There’s nothing wrong with cheesy! If cheese isn’t your thing, maybe don’t do this.
5) There’s no expectation to be overly schmoopy with your posts.
The cool thing about everyone knowing who you’re dating is everyone deciding how you should behave on the internet towards the person you’re dating. Cool. (Sarcasm)
6) It actually makes your posts about them that much sweeter.
It feels more secretive and special when you do post about them, because not everyone knows you’re together. Mystery!
7) Having your new bae’s profile tied to yours is a little much.
Married people? I get it. Why is this person just one click away from mine? That box under yours is a little extra.
8) It gives you two some autonomy and space.
When you’re Facebook official and your boo has a different opinion than you on some political post or whatever, you’re going to have people offline (or online – gross) telling you to come in and correct your person. Excuse me, but aren’t we all different people with different thoughts? Just because you’re in a relationship with someone doesn’t mean you have to agree with literally everything they do or say.
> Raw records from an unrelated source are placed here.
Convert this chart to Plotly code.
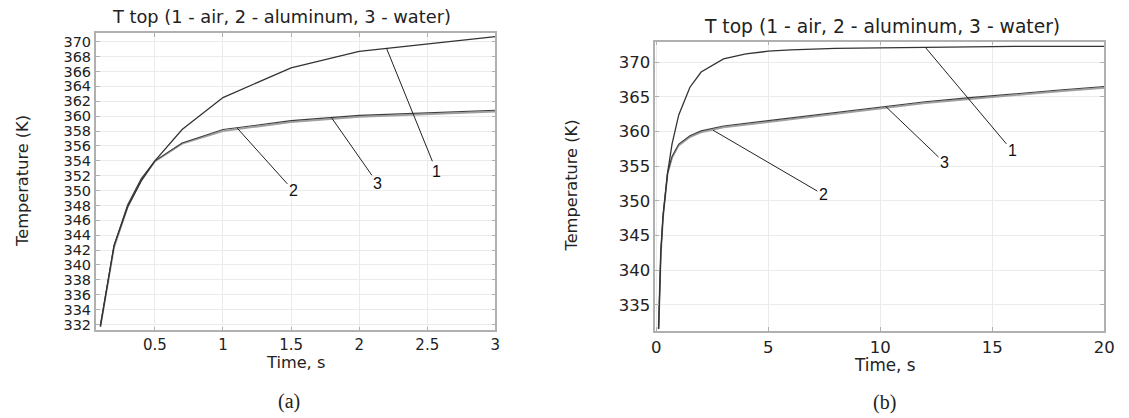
import plotly.graph_objects as go

# ---------------- data (a) ----------------
t_a = [0.1, 0.2, 0.3, 0.4, 0.5, 0.7, 1.0, 1.5, 2.0, 3.0]
air_a = [331.7, 342.6, 347.8, 351.3, 354.0, 358.2, 362.5, 366.5, 368.7, 370.7]
alu_a = [331.9, 342.6, 348.1, 351.6, 354.0, 356.4, 358.2, 359.4, 360.1, 360.8]
wat_a = [331.7, 342.3, 347.8, 351.4, 353.9, 356.3, 358.0, 359.2, 359.9, 360.6]

# ---------------- data (b) ----------------
t_b = [0.1, 0.2, 0.3, 0.5, 0.7, 1.0, 1.5, 2.0, 3.0, 4.0, 5.0, 6.0, 8.0, 10.0, 12.0, 14.0, 16.0, 18.0, 20.0]
air_b = [331.5, 342.6, 347.8, 354.0, 358.2, 362.4, 366.4, 368.6, 370.5, 371.2, 371.6, 371.8, 372.0, 372.1, 372.2, 372.2, 372.3, 372.3, 372.3]
alu_b = [331.7, 342.6, 348.0, 354.0, 356.4, 358.2, 359.4, 360.1, 360.8, 361.2, 361.6, 362.0, 362.8, 363.6, 364.3, 364.9, 365.5, 366.0, 366.5]
wat_b = [331.5, 342.3, 347.7, 353.9, 356.2, 358.0, 359.2, 359.9, 360.6, 361.0, 361.4, 361.8, 362.6, 363.4, 364.1, 364.7, 365.3, 365.8, 366.3]

# label leader lines: (label, curve point x, y, label x, y)
labels_a = [("1", 2.20, 369.15, 2.567, 352.6),
            ("3", 1.795, 359.85, 2.137, 350.9),
            ("2", 1.104, 358.4, 1.517, 350.0)]
labels_b = [("1", 12.0, 372.2, 15.9, 357.2),
            ("3", 10.25, 363.6, 12.87, 355.5),
            ("2", 2.53, 360.2, 7.46, 350.9)]

W, H = 1129, 418
fig = go.Figure()

def add_series(t, ys, xa, ya):
    # water (light) first, then aluminium (dark), then air
    order = [(ys[2], "#a0a0a0", 1.8), (ys[1], "#404040", 1.1), (ys[0], "#333333", 1.3)]
    for y, c, w in order:
        fig.add_trace(go.Scatter(x=t, y=y, mode="lines", line=dict(color=c, width=w),
                                 xaxis=xa, yaxis=ya, showlegend=False, hoverinfo="skip"))

add_series(t_a, [air_a, alu_a, wat_a], "x", "y")
add_series(t_b, [air_b, alu_b, wat_b], "x2", "y2")

annots = []
for lab, px, py, lx, ly in labels_a:
    annots.append(dict(x=px, y=py, ax=lx, ay=ly, xref="x", yref="y", axref="x", ayref="y",
                       text=lab, showarrow=True, arrowhead=0, arrowwidth=1, arrowcolor="#222",
                       font=dict(family="Liberation Sans", size=16, color="#111")))
for lab, px, py, lx, ly in labels_b:
    annots.append(dict(x=px, y=py, ax=lx, ay=ly, xref="x2", yref="y2", axref="x2", ayref="y2",
                       text=lab, showarrow=True, arrowhead=0, arrowwidth=1, arrowcolor="#222",
                       font=dict(family="Liberation Sans", size=16, color="#111")))

def paper(px, py, text, size, family="DejaVu Sans", angle=0):
    return dict(x=px / W, y=1 - py / H, xref="paper", yref="paper", text=text, showarrow=False,
                textangle=angle, xanchor="center", yanchor="middle",
                font=dict(family=family, size=size, color="#222"))

title = "T top (1 - air, 2 - aluminum, 3 - water)"
annots += [
    paper(281, 17, title, 17.8),
    paper(890, 27, title, 18.7),
    paper(18, 182, "Temperature (K)", 16.2, angle=-90),
    paper(575, 186, "Temperature (K)", 16.2, angle=-90),
    paper(295, 364, "Time, s", 16.2),
    paper(892, 367, "Time, s", 16.8),
    paper(289, 403, "(a)", 20, family="Liberation Serif"),
    paper(892, 404, "(b)", 20, family="Liberation Serif"),
]

axis_common = dict(showgrid=True, gridcolor="#ebebeb", gridwidth=1, showline=True,
                   linecolor="#b0b0b0", linewidth=1.5, mirror="ticks", ticks="inside",
                   ticklen=4, tickcolor="#b0b0b0", zeroline=False)

fig.update_layout(
    width=W, height=H, margin=dict(l=0, r=0, t=0, b=0),
    paper_bgcolor="white", plot_bgcolor="white",
    xaxis=dict(domain=[93 / W, 498 / W], range=[0.066, 3.0], tickvals=[0.5, 1, 1.5, 2, 2.5, 3],
               ticktext=["0.5", "1", "1.5", "2", "2.5", "3"], anchor="y",
               tickfont=dict(family="DejaVu Sans", size=15, color="#222"), **axis_common),
    yaxis=dict(domain=[1 - 332 / H, 1 - 33 / H], range=[331.2, 371.2], dtick=2, tick0=332,
               anchor="x", tickfont=dict(family="DejaVu Sans", size=14.5, color="#222"), **axis_common),
    xaxis2=dict(domain=[660 / W, 1115 / W], range=[-0.05, 20.0], dtick=5, anchor="y2",
                tickfont=dict(family="DejaVu Sans", size=16.5, color="#222"), **axis_common),
    yaxis2=dict(domain=[1 - 332.7 / H, 1 - 41.7 / H], range=[331.2, 373.0], dtick=5, tick0=335,
                anchor="x2", tickfont=dict(family="DejaVu Sans", size=16.5, color="#222"), **axis_common),
    annotations=annots,
)

fig.write_html("out.html")
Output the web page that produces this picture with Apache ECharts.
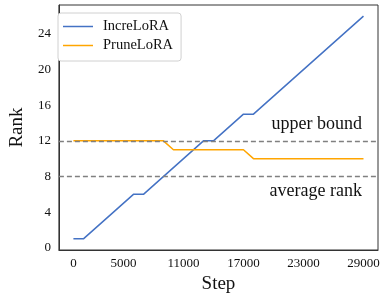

You are not responsible for bae’s shitty opinion anyway (unless it’s a topic that directly effects you in a negative way.)
9) It’s no big deal when you break up.
Break ups are hard enough. Switching your status back to single is going to suck. Right when you need space and for people to not ask a thousand questions, BAM – thanks, Facebook.
10) Facebook doesn’t define your relationship.
Let’s stop pretending that what happens on the internet doesn’t matter or it’s trivial. Most of us spend the majority of our days online – kids, grown ups, teenagers, all of us. Still, most of your relationship should be offline. Yes, it’s a nice gesture to recognize your boyfriend or girlfriend on your profile, but it’s not the be all end all of any relationship.
11) Stressing about a Facebook relationship is a trivial battle.
Your feelings are legitimate. If you’re stressing about them not wanting to make it Facebook official, chances are it’s not really about Facebook. Do you think they’re not proud to be with you? Do you think they’re not on the same page? Get to the root of what you’re feeling and have that conversation instead of picking a battle about Facebook.
12) Being Facebook official doesn’t make shitty relationships any better.
Some people decide to go public when they’re on the rocks and need something that’s overtly showy to make one partner feel better and more secure. It’s not a bandaid and it won’t fix your problems, no matter how much you think it will.
13) It’s not an indicator of your feelings or your level of seriousness about each other.
It’s clicking a few buttons. I could say I’m in a relationship with any one of my friends right now if we both click the same buttons. When you think about it, it literally doesn’t mean anything.
14) It doesn’t keep shady people from being shady.
A lot of the thought on making it Facebook official is that EVERYONE knows they’re in a relationship, so they’re less likely to cheat. I hate to admit it, but cheaters will cheat no matter what it says on their profiles. Sorry.
15) If you don’t show your status when you’re single, why change it when you’re in a relationship?
Is one inherently better than the other? Really think about your answer. Do you hate yourself a little for thinking what you just thought? Cool, thought so.